### Task objective
Retype, please, the listing from its opening line through the line that contains "ax.set_aspect('equal')", both included, without the pictures.

====

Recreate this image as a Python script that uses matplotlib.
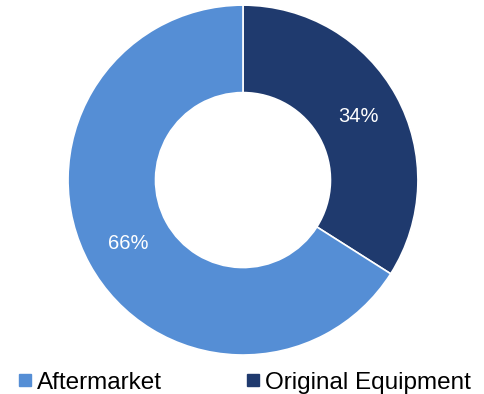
import matplotlib.pyplot as plt
from matplotlib.lines import Line2D

plt.rcParams['font.family'] = ['Liberation Sans', 'DejaVu Sans']

labels = ['Original Equipment', 'Aftermarket']
shares = [34, 66]
colors = ['#1F3A6E', '#558ED5']

fig = plt.figure(figsize=(4.85, 3.94), dpi=100)
ax = fig.add_axes([0.140, 0.099, 0.722, 0.888])

wedges, texts, autotexts = ax.pie(
    shares, colors=colors, startangle=90, counterclock=False,
    radius=1.0, autopct='%d%%', pctdistance=0.75,
    wedgeprops=dict(width=0.5, edgecolor='white', linewidth=1.2),
    textprops=dict(color='white', fontsize=14.5))
ax.set_xlim(-1, 1)
ax.set_ylim(-1, 1)
ax.set_aspect('equal')

handles = [Line2D([], [], marker='s', ls='', color=colors[1], markersize=8),
           Line2D([], [], marker='s', ls='', color=colors[0], markersize=8)]
fig.legend(handles, ['Aftermarket', 'Original Equipment'], loc='lower center',
           bbox_to_anchor=(0.5, -0.055), ncol=2, frameon=False, fontsize=17.5,
           handletextpad=0.05, columnspacing=3.3, handlelength=0.9)

fig.savefig('out.png', dpi=100)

====

### Result of this task
Recreate this image as a Python script that uses matplotlib.
import matplotlib.pyplot as plt
from matplotlib.lines import Line2D

plt.rcParams['font.family'] = ['Liberation Sans', 'DejaVu Sans']

labels = ['Original Equipment', 'Aftermarket']
shares = [34, 66]
colors = ['#1F3A6E', '#558ED5']

fig = plt.figure(figsize=(4.85, 3.94), dpi=100)
ax = fig.add_axes([0.140, 0.099, 0.722, 0.888])

wedges, texts, autotexts = ax.pie(
    shares, colors=colors, startangle=90, counterclock=False,
    radius=1.0, autopct='%d%%', pctdistance=0.75,
    wedgeprops=dict(width=0.5, edgecolor='white', linewidth=1.2),
    textprops=dict(color='white', fontsize=14.5))
ax.set_xlim(-1, 1)
ax.set_ylim(-1, 1)
ax.set_aspect('equal')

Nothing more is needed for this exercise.